Inner-sleeve picture of George,1974 by Henry Grossman |
George re-recorded ‘This Guitar (Can’t Keep from Crying)’ in1992 as a
demo for Dave Stewart, who plays electric guitar on it. Ten years later
Ringo overdubbed drums and Dhani Harrison added guitar and Kara
DioGuardi vocals for Stewart’s Platinum Weird project. It is included as a bonus track on the re-mastered album.
‘Can’t Stop Thinking About You’ is another soul song and while some
have dismissed it as ‘pop’ they are missing the point. There’s nothing
wrong with pop, and there’s nothing at all wrong with this song, which
despite its soul-like feel is still quintessential George with the
harmony chorus and backing vocals that have a hint of All Things Must Pass about it. Perhaps most surprising is this song never made it as a single release.
The other obvious single is ‘You’ and it was released two weeks ahead
of the album’s release. Despite it being picked as BBC Radio 1’s
‘Record of the week’ in the UK it could not peak higher than No.38. In
America it just made the Billboard top 20, where it stayed for 2 weeks.

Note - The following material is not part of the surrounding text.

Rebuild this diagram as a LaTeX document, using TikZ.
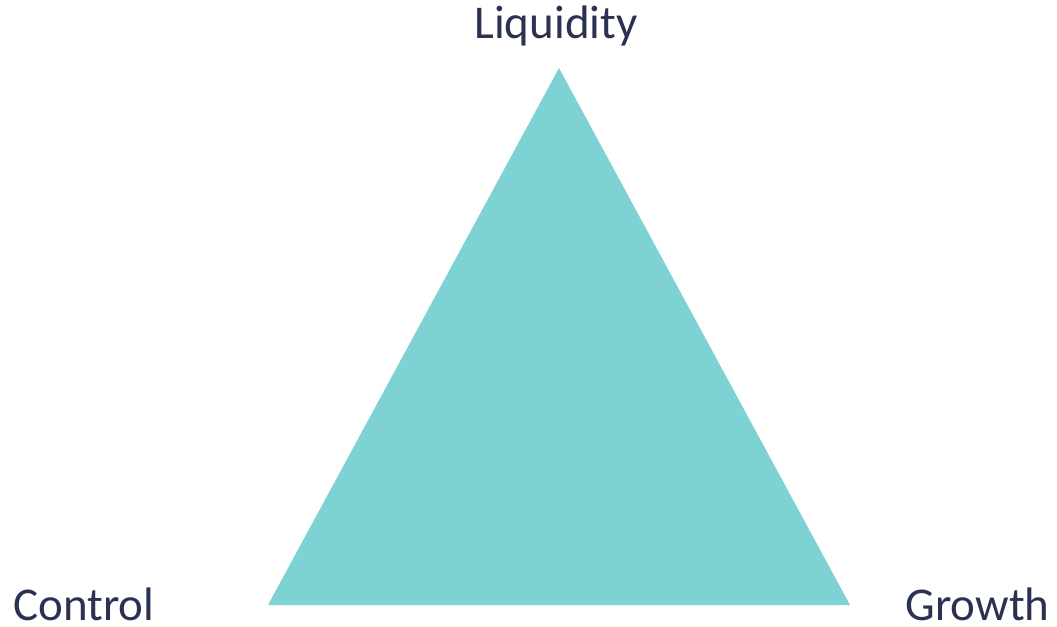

‘You’ features Carl Radle and Jim Gordon and was recorded in February
1971 shortly before they began working on the second, aborted, Derek and
the Dominos album.
When Extra Texture (Read All About It) came out in America
on 22 September 1975, and two weeks later in the UK, it failed to
receive universal acclaim – in fact just the opposite. People, and
critics are people too, harboured high expectations of any George
Harrison release and as is all too often the case they base their
judgements on what has gone before, not what they are listening to at
the moment of writing their review.
Reviewers also have another issue to contend with, a lack of
familiarity. Editors need reviews churned out quickly and without the
level of listening that so much music needs. This album is no exception;
it is a grower, one that has stood the test of time far better than
many by George’s contemporaries from the middle years of that strange
decade – the 1970s. It still made #8 on the Billboard album chart and
was #16 in Britain.
If you’ve overlooked this album then you will not be disappointed when you give it a listen… and remember, once is never enough.